For most service, professional, recurring-revenue and knowledge-work businesses, the value of the business isn't in the tangible asset base — it's in the customer relationships, the recurring contracts, the brand, the assembled team, and the process IP. Those things are real economic value, but they're picked up inside the multiple in Cap of Earnings, and inside the cash flow forecast in DCF. The Asset method captures them only as a "goodwill" line on top of tangible assets, which usually understates them materially.

That's why for these businesses the Asset method usually sets the floor of the valuation range — the value the business would realise even if its earnings story collapsed — rather than the headline number. It still matters: buyers do reference it as a sanity test, particularly when negotiating downwards. Knowing your Asset-method floor stops a buyer anchoring an offer below it without challenge.

A note on goodwill

"Goodwill" means slightly different things in different contexts. In the Asset method it refers to the portion of the valuation above net tangible assets that reflects intangible value — customer relationships, brand, recurring contracts, assembled workforce, process IP, supplier arrangements. In the Cap-of-Earnings method that same intangible value is implicit in the multiple itself; you don't add it separately. Mixing the two creates double-counting, which is one of the more common errors in unprepared seller-side valuations.
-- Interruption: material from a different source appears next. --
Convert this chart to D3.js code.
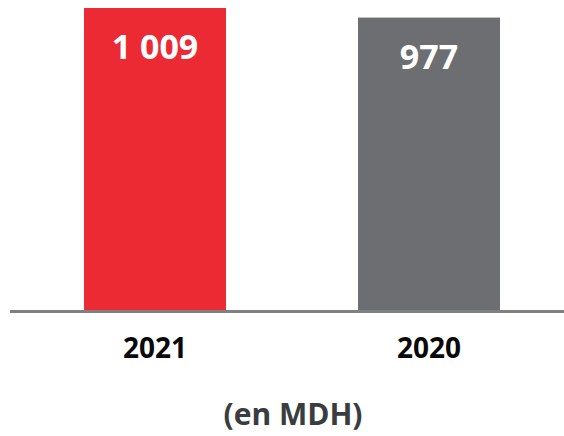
<!DOCTYPE html>
<html>
<head>
<meta charset="utf-8">
<script src="https://d3js.org/d3.v7.min.js"></script>
<style>
  html, body { margin: 0; padding: 0; background: #fff; }
  svg { display: block; }
</style>
</head>
<body>
<svg id="chart" width="564" height="436"></svg>
<script>
const categories = ["2021", "2020"];
const values = [1009, 977];
const valueLabels = ["1 009", "977"];
const colors = ["#EC2A34", "#6D6E71"];
const unitLabel = "(en MDH)";

const svg = d3.select("#chart");
const font = "'Open Sans', 'Lato', sans-serif";

const x = d3.scaleBand()
  .domain(categories)
  .range([10, 574])
  .paddingInner(0.4818)
  .paddingOuter(0.27);

const y = d3.scaleLinear()
  .domain([0, 1009])
  .range([310, 8]);

const data = categories.map((c, i) => ({ c, v: values[i], label: valueLabels[i], color: colors[i] }));

svg.selectAll("rect.bar")
  .data(data)
  .enter().append("rect")
  .attr("class", "bar")
  .attr("x", d => x(d.c))
  .attr("y", d => y(d.v))
  .attr("width", x.bandwidth())
  .attr("height", d => y(0) - y(d.v))
  .attr("fill", d => d.color);

// baseline axis
const axis = d3.axisBottom(x).tickSize(0).tickFormat("");
const gAxis = svg.append("g").attr("transform", `translate(0,${y(0) + 1.5})`).call(axis);
gAxis.select(".domain").attr("stroke", "#7F8080").attr("stroke-width", 3).attr("d", "M10,0H564");

svg.selectAll("text.val")
  .data(data)
  .enter().append("text")
  .attr("class", "val")
  .attr("x", d => x(d.c) + x.bandwidth() / 2)
  .attr("y", d => y(d.v) + 51)
  .attr("text-anchor", "middle")
  .attr("font-family", font)
  .attr("font-weight", "bold")
  .attr("font-size", 34)
  .attr("fill", "#fff")
  .text(d => d.label);

svg.selectAll("text.cat")
  .data(data)
  .enter().append("text")
  .attr("class", "cat")
  .attr("x", d => x(d.c) + x.bandwidth() / 2)
  .attr("y", 358)
  .attr("text-anchor", "middle")
  .attr("font-family", font)
  .attr("font-weight", "bold")
  .attr("font-size", 28)
  .attr("fill", "#0A0A0A")
  .text(d => d.c);

svg.append("text")
  .attr("x", 293)
  .attr("y", 425)
  .attr("text-anchor", "middle")
  .attr("font-family", font)
  .attr("font-weight", "bold")
  .attr("font-size", 30)
  .attr("fill", "#3A3D40")
  .text(unitLabel);
</script>
</body>
</html>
Where XLev's work shows up (and where it doesn't)

Honestly: not much, on the Asset method itself. Our operational readiness work doesn't add tangible assets to the balance sheet, and it doesn't change the fair-market value of plant or property. What it does do is strengthen the goodwill component — the customer relationships, recurring contracts and process IP that sit on top of the tangible buildup — but those gains show up much more directly in Cap of Earnings and DCF, which is where we focus.

For an asset-heavy business considering an exit, the Asset method may genuinely be the dominant valuation method, and operational readiness will move the earnings-based methods less than it would for a service business. We say so directly when that's the case.

See also How businesses actually get valued for how the Asset method sits alongside Cap of Earnings and DCF in a reconciled valuation.

Frequently asked questions

What is the Asset method of business valuation?
A method that values the business as the sum of the fair-market value of its tangible assets — plant, equipment, inventory, working capital, real property — plus an element of goodwill or identifiable intangible assets. It's one of the three accepted approaches to business valuation, alongside Capitalisation of Earnings and Discounted Cash Flow.
When is the Asset method the dominant valuation method?
Two situations. First, asset-heavy businesses (manufacturing, transport, agriculture, real-property businesses) where tangible asset value can genuinely exceed earnings-based value. Second, distressed or marginally profitable businesses, where earnings don't justify a meaningful goodwill premium and the asset value sets the realistic floor.
What is goodwill in the Asset method?
The portion of the valuation above net tangible assets that reflects intangible value: customer relationships, brand, recurring contracts, assembled workforce, process IP, supplier arrangements. In the Asset method it's added on top of the tangible buildup; in the Capitalisation of Earnings method it's already implicit in the multiple.
Why isn't the Asset method usually the headline method for service businesses?
Because for most service, professional and recurring-revenue businesses, the intangible value (the goodwill component) materially exceeds the tangible asset base. Capitalisation of Earnings and DCF capture that intangible value more directly. For these businesses the Asset method usually sets the floor — the value the business would realise even without its earnings story — rather than the ceiling.